Ni l'État allemand ni Volkswagen ne semblent pour l'instant disposés à coopérer avec la justice française dans le dossier du Dieselgate, relatif aux soupçons de fraude sur les contrôles antipollution chez le constructeur allemand. C'est en somme le message adressé par les trois juges du pôle santé publique de Paris, saisis depuis plus de deux ans d'une enquête pour "tromperie aggravée", aux parties civiles françaises du dossier. Le 27 juillet, les magistrats ont adressé une lettre aux propriétaires de véhicules construits par le groupe allemand, qu'Europe 1 a pu consulter.
Des demandes rejetées par la justice allemande. "Dans la mesure où l'essentiel des faits s'est déroulé en Allemagne, nos investigations dépendent de la bonne volonté des autorités judiciaires allemandes et/ou de la société Volkswagen AG, dont le siège social est en Allemagne", indiquent les juges dans ce courrier.
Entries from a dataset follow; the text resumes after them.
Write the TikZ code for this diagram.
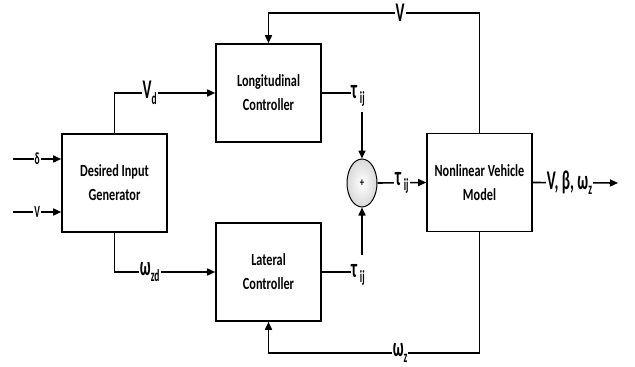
\documentclass[tikz,border=0pt]{standalone}
\usepackage{fontspec}
\setmainfont{Carlito}[FakeStretch=0.72]
\newfontfamily\labfont{Carlito}[FakeStretch=0.56]
\usetikzlibrary{arrows.meta,shapes.geometric}
\newcommand\lsub[1]{\raisebox{-0.2em}{\fontsize{17}{17}\selectfont #1}}
\tikzset{
  block/.style={draw, line width=1.6pt, minimum width=105pt, minimum height=98pt, align=center,
    font=\bfseries\fontsize{17}{24}\selectfont, inner sep=2pt},
  lab/.style={fill=white, inner sep=1pt, font=\labfont\bfseries\fontsize{27}{27}\selectfont},
  slab/.style={fill=white, inner sep=1pt, font=\labfont\bfseries\fontsize{17}{17}\selectfont},
  wire/.style={line width=1.6pt},
}
\begin{document}
\begin{tikzpicture}[x=1pt,y=-1pt, >={Triangle[length=8pt,width=7pt]}]
\useasboundingbox (0,0) rectangle (635,367);
\node[block] (dig) at (114.5,183) {Desired Input\\Generator};
\node[block] (lon) at (268.5,93) {Longitudinal\\Controller};
\node[block] (lat) at (268.5,272) {Lateral\\Controller};
\node[block] (nvm) at (479.5,182.5) {Nonlinear Vehicle\\Model};
\node[ellipse, draw, line width=1pt, minimum width=30pt, minimum height=48pt, inner sep=0pt,
  inner color=white, outer color=gray!30, font=\bfseries\fontsize{12}{12}\selectfont] (sum) at (362,183) {+};
% inputs
\coordinate (din) at (13,159);
\coordinate (vin) at (13,212);
\draw[wire,->] (din) -- node[slab]{δ} (dig.west |- din);
\draw[wire,->] (vin) -- node[slab]{V} (dig.west |- vin);
% desired outputs
\draw[wire,->] (dig.north) |- node[lab,pos=0.675]{V\lsub{d}} (lon.west);
\draw[wire,->] (dig.south) |- node[lab,pos=0.675]{ω\lsub{zd}} (lat.west);
% controller outputs
\node[lab, anchor=west, inner sep=0pt] (t1) at (351,96) {τ\lsub{\,ij}};
\node[lab, anchor=west, inner sep=0pt] (t2) at (351,275) {τ\lsub{\,ij}};
\draw[wire] (lon.east) -- (lon.east -| t1.west);
\draw[wire] (lat.east) -- (lat.east -| t2.west);
\coordinate (t1d) at (362,112);
\coordinate (t2u) at (362,255);
\draw[wire,->] (t1d) -- (sum.north);
\draw[wire,->] (t2u) -- (sum.south);
% sum to plant
\draw[wire,->] (sum.east) -- node[lab]{τ\lsub{\,ij}} (nvm.west);
% output
\coordinate (out) at (618,183);
\draw[wire,->] (nvm.east) -- node[lab,pos=0.43]{V, β, ω\lsub{z}} (out);
% feedback
\coordinate (vtop) at (479.5,13);
\coordinate (vbot) at (479.5,353);
\draw[wire,->] (nvm.north) -- (vtop) -| node[lab,pos=0.188]{V} (lon.north);
\draw[wire,->] (nvm.south) -- (vbot) -| node[lab,pos=0.188]{ω\lsub{z}} (lat.south);
\end{tikzpicture}
\end{document}
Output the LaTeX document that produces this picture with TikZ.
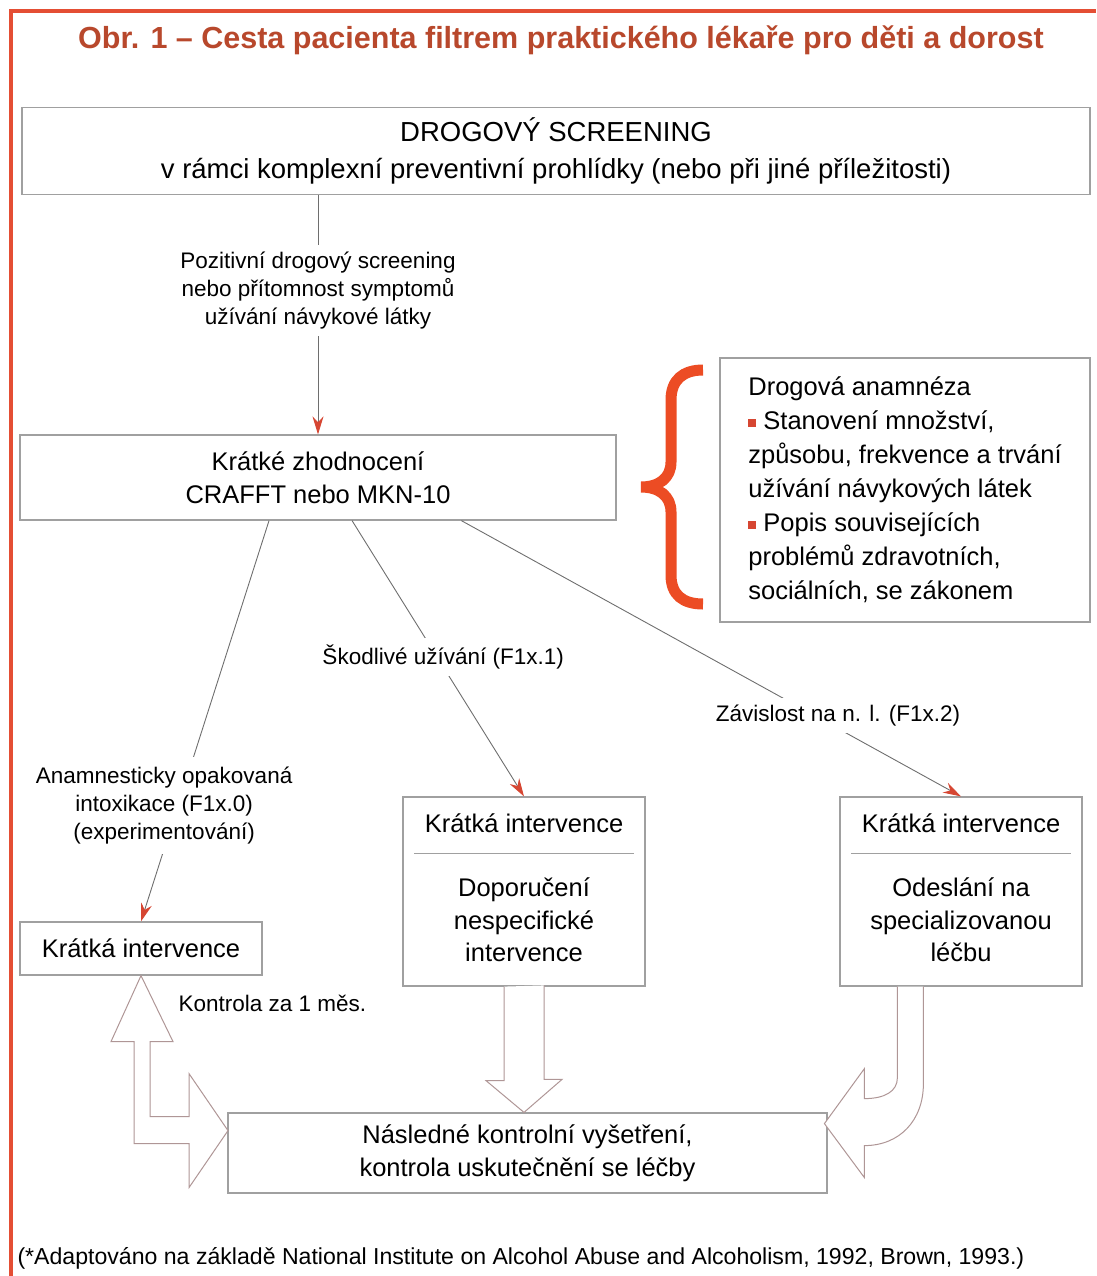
\documentclass[tikz,border=0pt]{standalone}
\usepackage{fontspec}
\setmainfont{Liberation Sans}
\usetikzlibrary{arrows.meta,calc}

\definecolor{framered}{RGB}{228,78,52}
\definecolor{titlered}{RGB}{184,72,44}
\definecolor{bracered}{RGB}{236,76,36}
\definecolor{arrowred}{RGB}{214,70,50}
\definecolor{boxgray}{RGB}{160,160,160}
\definecolor{linegray}{RGB}{110,110,110}
\definecolor{hollowgray}{RGB}{175,150,150}

\newcommand{\bul}{{\color{arrowred}\rule[2.5pt]{8pt}{8pt}}\ }

\begin{document}
\begin{tikzpicture}[x=1pt,y=-1pt,
  box/.style={draw=boxgray, line width=1.2pt, align=center, inner sep=0pt, font=\fontsize{25.5}{33}\selectfont},
  lbl/.style={align=center, fill=white, inner sep=7pt, font=\fontsize{22.5}{28}\selectfont},
  conn/.style={draw=linegray, line width=0.9pt},
  tip/.style={-{Stealth[length=18pt,width=11pt,color=arrowred]}},
  hollow/.style={draw=hollowgray, line width=1pt, fill=white, line join=miter}]

  % Canvas and red frame
  \useasboundingbox (0,0) rectangle (1096,1276);
  \draw[framered, line width=3.5pt] (11,1276) -- (11,11) -- (1096,11);

  % Title
  \node[font=\fontsize{30.5}{33}\selectfont\bfseries, text=titlered] (title) at (561,40)
    {Obr. 1 – Cesta pacienta filtrem praktického lékaře pro děti a dorost};

  % Main boxes
  \node[box, minimum width=1068pt, minimum height=87pt, font=\fontsize{27.5}{37}\selectfont] (drog) at (556,151)
    {DROGOVÝ SCREENING\\v rámci komplexní preventivní prohlídky (nebo při jiné příležitosti)};
  \node[box, minimum width=596pt, minimum height=85pt] (krat) at (318,477.5)
    {Krátké zhodnocení\\CRAFFT nebo MKN-10};
  \node[box, minimum width=370pt, minimum height=264pt, align=left, font=\fontsize{25.5}{34}\selectfont] (anam) at (905,490)
    {Drogová anamnéza\\ \bul Stanovení množství,\\ způsobu, frekvence a trvání\\ užívání návykových látek\\ \bul Popis souvisejících\\ problémů zdravotních,\\ sociálních, se zákonem};

  % Brace
  \draw[bracered, line width=11pt] (703,370) .. controls (683,370) and (671,380) .. (671,400) -- (671,462)
    .. controls (671,478) and (659,487) .. (641,487) .. controls (659,487) and (671,496) .. (671,512)
    -- (671,575) .. controls (671,595) and (683,604) .. (703,604);

  % Intervention boxes
  \node[box, minimum width=242pt, minimum height=53pt] (ki1) at (141,948.5) {Krátká intervence};
  \node[box, minimum width=242pt, minimum height=189pt] (ki2) at (524,891.5) {};
  \node[box, minimum width=242pt, minimum height=189pt] (ki3) at (961,891.5) {};
  \node[font=\fontsize{25.5}{33}\selectfont] (ki2head) at (524,823) {Krátká intervence};
  \node[font=\fontsize{25.5}{32.5}\selectfont, align=center] (ki2body) at (524,920) {Doporučení\\nespecifické\\intervence};
  \node[font=\fontsize{25.5}{33}\selectfont] (ki3head) at (961,823) {Krátká intervence};
  \node[font=\fontsize{25.5}{32.5}\selectfont, align=center] (ki3body) at (961,920) {Odeslání na\\specializovanou\\léčbu};
  \draw[boxgray, line width=1.2pt] ($(ki2.north west)+(12,57)$) -- ($(ki2.north east)+(-12,57)$);
  \draw[boxgray, line width=1.2pt] ($(ki3.north west)+(12,57)$) -- ($(ki3.north east)+(-12,57)$);

  % Follow-up box
  \node[box, minimum width=599pt, minimum height=80pt] (follow) at (527.5,1153)
    {Následné kontrolní vyšetření,\\kontrola uskutečnění se léčby};

  % Connectors with labels
  \coordinate (sA) at ($(krat.south west)!0.418!(krat.south east)$);
  \coordinate (sB) at ($(krat.south west)!0.557!(krat.south east)$);
  \coordinate (sC) at ($(krat.south west)!0.740!(krat.south east)$);

  \draw[conn, tip] (drog.south -| krat.north) -- node[lbl, pos=0.4]
    {Pozitivní drogový screening\\nebo přítomnost symptomů\\užívání návykové látky} (krat.north);
  \draw[conn, tip] (sA) -- node[lbl, pos=0.71, xshift=-14pt, inner ysep=10pt]
    {Anamnesticky opakovaná\\intoxikace (F1x.0)\\(experimentování)} (ki1.north);
  \draw[conn, tip] (sB) -- node[lbl, pos=0.495, xshift=6pt] {Škodlivé užívání (F1x.1)} (ki2.north);
  \draw[conn, tip] (sC) -- node[lbl, pos=0.708, xshift=23pt] {Závislost na n. l. (F1x.2)} (ki3.north);

  % Hollow block arrows
  \draw[hollow] (ki1.south) -- ++(32,66) -- ++(-23,0) -- ++(0,75) -- ++(39,0) -- ++(0,-43)
    -- ++(39,57) -- ++(-39,57) -- ++(0,-44) -- ++(-55,0) -- ++(0,-102) -- ++(-23,0) -- cycle;
  \draw[hollow] ($(ki2.south)+(-20,0)$) -- ++(0,94) -- ++(-18,0) -- (follow.north -| ki2.south)
    -- ++(38,-33) -- ++(-18,0) -- ++(0,-94);
  \begin{scope}[shift={(ki3.south west)}]
    \draw[hollow] (58,0) -- (58,91) .. controls (58,105) and (45,112) .. (25,112) -- (25,82)
      -- (-15,137) -- (25,191) -- (25,159) .. controls (60,159) and (84,134) .. (84,97) -- (84,0);
  \end{scope}

  % Free labels
  \node[anchor=west, font=\fontsize{22.5}{28}\selectfont] (kontrola) at (175,1003) {Kontrola za 1 měs.};
  \node[anchor=west, font=\fontsize{23.1}{26}\selectfont] (zdroj) at (14,1258)
    {(*Adaptováno na základě National Institute on Alcohol Abuse and Alcoholism, 1992, Brown, 1993.)};

\end{tikzpicture}
\end{document}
La lettre évoque d'abord l’attitude de l'entreprise, qui "n'a pas souhaité s'exprimer lors de sa première audition en tant que témoin assisté" et a fait appel d'une décision "relative à la traduction en allemand des pièces du dossier". "La cour d'appel devrait statuer en septembre prochain, et en fonction de sa décision, nous devrions être en mesure ensuite de planifier une audition des responsables de cette société", précisent les magistrats.
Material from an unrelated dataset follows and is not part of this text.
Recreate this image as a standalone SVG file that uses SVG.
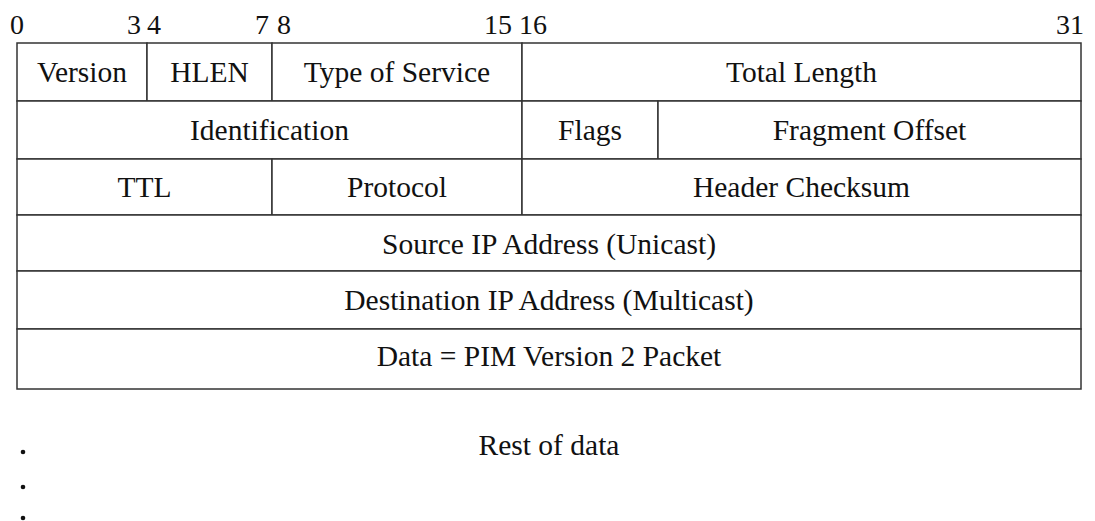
<svg xmlns="http://www.w3.org/2000/svg" width="1095" height="521" viewBox="0 0 1095 521">
  <style>
    .lbl { font-family: "Liberation Serif", "Times New Roman", serif; font-size: 29.5px; fill: #111; text-anchor: middle; }
    .bit { font-family: "Liberation Serif", "Times New Roman", serif; font-size: 28px; fill: #111; }
    .end { text-anchor: end; }
    .dot { fill: #111; }
    .cell { fill: #fff; stroke: #333; stroke-width: 1.5; }
  </style>
  <rect width="1095" height="521" fill="#fff"/>

  <!-- bit positions above the header words -->
  <g id="bit-ruler">
    <text class="bit" x="10" y="34">0</text>
    <text class="bit end" x="141" y="34">3</text>
    <text class="bit" x="147" y="34">4</text>
    <text class="bit end" x="269" y="34">7</text>
    <text class="bit" x="277" y="34">8</text>
    <text class="bit end" x="512" y="34">15</text>
    <text class="bit" x="519" y="34">16</text>
    <text class="bit end" x="1084" y="34">31</text>
  </g>

  <!-- word 1 -->
  <g id="version"><rect class="cell" x="17" y="43" width="130" height="58"/><text class="lbl" x="82" y="82">Version</text></g>
  <g id="hlen"><rect class="cell" x="147" y="43" width="125" height="58"/><text class="lbl" x="209.5" y="82">HLEN</text></g>
  <g id="type-of-service"><rect class="cell" x="272" y="43" width="250" height="58"/><text class="lbl" x="397" y="82">Type of Service</text></g>
  <g id="total-length"><rect class="cell" x="522" y="43" width="559" height="58"/><text class="lbl" x="801.5" y="82">Total Length</text></g>

  <!-- word 2 -->
  <g id="identification"><rect class="cell" x="17" y="101" width="505" height="58"/><text class="lbl" x="269.5" y="140">Identification</text></g>
  <g id="flags"><rect class="cell" x="522" y="101" width="136" height="58"/><text class="lbl" x="590" y="140">Flags</text></g>
  <g id="fragment-offset"><rect class="cell" x="658" y="101" width="423" height="58"/><text class="lbl" x="869.5" y="140">Fragment Offset</text></g>

  <!-- word 3 -->
  <g id="ttl"><rect class="cell" x="17" y="159" width="255" height="56"/><text class="lbl" x="144.5" y="197">TTL</text></g>
  <g id="protocol"><rect class="cell" x="272" y="159" width="250" height="56"/><text class="lbl" x="397" y="197">Protocol</text></g>
  <g id="header-checksum"><rect class="cell" x="522" y="159" width="559" height="56"/><text class="lbl" x="801.5" y="197">Header Checksum</text></g>

  <!-- full-width words -->
  <g id="source-ip"><rect class="cell" x="17" y="215" width="1064" height="56"/><text class="lbl" x="549" y="254">Source IP Address (Unicast)</text></g>
  <g id="destination-ip"><rect class="cell" x="17" y="271" width="1064" height="58"/><text class="lbl" x="549" y="310">Destination IP Address (Multicast)</text></g>
  <g id="data"><rect class="cell" x="17" y="329" width="1064" height="60"/><text class="lbl" x="549" y="366">Data = PIM Version 2 Packet</text></g>

  <!-- continuation below the header -->
  <g id="rest-of-data">
    <text class="lbl" x="549" y="455">Rest of data</text>
    <circle class="dot" cx="23" cy="452" r="2.3"/>
    <circle class="dot" cx="23" cy="487" r="2.3"/>
    <circle class="dot" cx="23" cy="518" r="2.3"/>
  </g>
</svg>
Ces derniers en viennent ensuite à leurs difficultés à collaborer avec la justice allemande, précisant avoir formulé "trois demandes officielles de documents au Procureur du tribunal de Braunschweig, demandes qui n'ont pas abouti". Le parquet allemand "considère que la communication d'éléments de leur enquête aux juges français risquerait de perturber gravement l'avancée de leurs investigations", ajoutent-ils.
"L'Allemagne joue à cache-cache avec les juges français". "Cette lettre explique que l'instruction pourrait, peut-être, avoir un rythme de croisière plus convenable si l'État allemand avait décidé de collaborer de manière plus efficace et ne ralentissait pas par des atermoiements les demandes de collaboration que les juges d'instruction formulent", réagit Me Emmanuel Ludot, avocat d'une trentaine de parties civiles, interrogé par Europe 1. "Ce serait une République bananière, on comprendrait que tel ou tel dictateur d'un pays dans le Pacifique puisse jouer à ce jeu-là. Mais tout de même, c'est l'Allemagne, membre de la communauté européenne, qui joue à cache-cache avec des juges français..."
Le scandale des moteurs diesel truqués a éclaté en septembre 2015, après que l'agence américaine de l'environnement (EPA) a accusé Volkswagen d'avoir équipé 11 millions de ses voitures diesel, dont environ 600.000 aux États-Unis, d'un logiciel capable de fausser le résultat des tests antipollution et dissimulant des émissions dépassant parfois jusqu'à 40 fois les normes autorisées. Depuis, plusieurs parquets allemands ont ouvert des enquêtes pour fraude, manipulation de cours de Bourse ou publicité mensongère contre des cadres de Volkswagen et ses marques Audi et Porsche, mais aussi de Daimler et de l'équipementier Bosch.